X-Ray Data:  MRI of the lumbar spine was reviewed with the patient.  Notably Mr. ______ has lower lumbar spondylosis with an L4-left central and subarticular disk protrusion traversing on his left L5 nerve root.  He also has an L4-L5 disk bulge with right central and subarticular disk protrusion impinging on the traversing right S1 nerve root.

Assessment:
1.  Other chronic pain. -g89.29
2.  Mechanical low back pain- not coded
3.  L4-L5 degenerative disk disease and disk displacement with right greater than left lumbar radiculopathy. M51.16

 I'm wondering if I should use M47.816 (spondylosis without radiculopathy) or M47.26 (with radiculopathy) for the lumbar spondylosis that is mentioned in the MRI section above.
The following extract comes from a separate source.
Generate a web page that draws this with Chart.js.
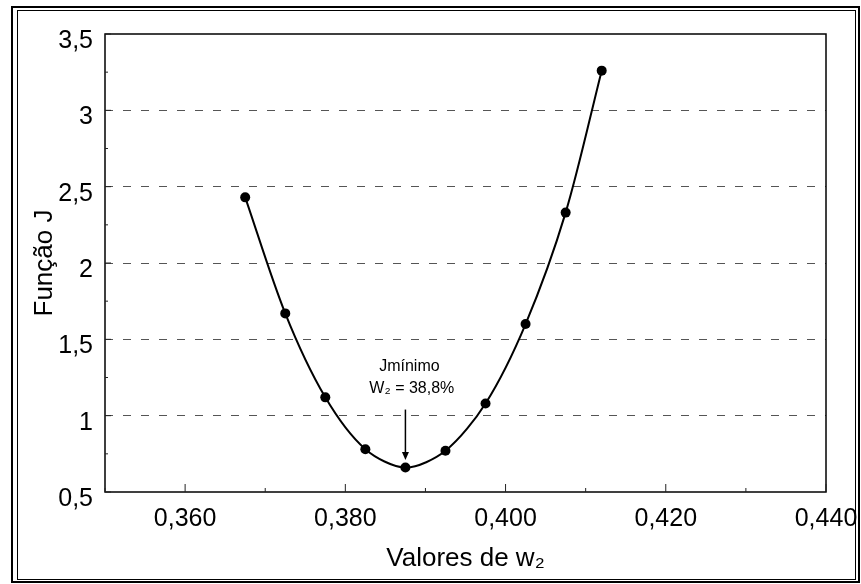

Since the assessment portion only has radiculopathy linked to the disc, should I just go with M47.816? Or do I use M47.26 because of the presence of radiculopathy.

Thank you,
J


----------



## AlanPechacek (Dec 14, 2017)

First of all, I would recommend that you restrict your codes to those of your Pain Management Specialist from his Clinical Assessment/Diagnoses, and not put in or code the Radiology Report contents (i.e. the diagnosis/term "Spondylosis").  You are coding for him, not the Radiologist.  Your physician does not mention Spondylosis in his Assessment.
     The *G89.29* code is necessary to indicate that your physician is evaluating and treating the patient for *pain*, not the cause of the pain.
*"Mechanical" low back pain* does not have a specific ICD-10 code, but would fall under the *Dorsalgia* Code Set (M54), in particular *Low Back Pain (Lumbago NOS): **M54.5*.  But, this code *Excludes1* M51.26: "lumbago" due to intervertebral disc displacement.  So you are correct in not coding this since the patient's pain is the result of pathology at the L4-5 disc, which is more specific for this patient.
     As for his third "diagnosis," he actually gives three diagnoses: "degenerative disc disease;" "disc displacement;" (both at L4-5); and "with radiculopathy."  For what it is worth, the "displaced" disc (M51.26) is the result or consequence of the "degenerated" disc (M51.36), but it is actually the presence of "radiculopathy" that determines the final code, which is *M51.16: Lumbar Intervertebral Disc* *Disorder with Radiculopathy*.  Neither M51.2_ nor M51.3_ include "with radiculopathy" in the code description, so these would not be included in the code list even though they are of some clinical significance in a broader sense as to what was causing in the radiculopathy.  Some people might argue that all could/should be listed.

Hopefully this helps you.

Respectfully submitted, Alan Pechacek, M.D.


----------



## jeskla (Dec 15, 2017)

Thank you Dr. Pechacek. I appreciate your wisdom and response.


----------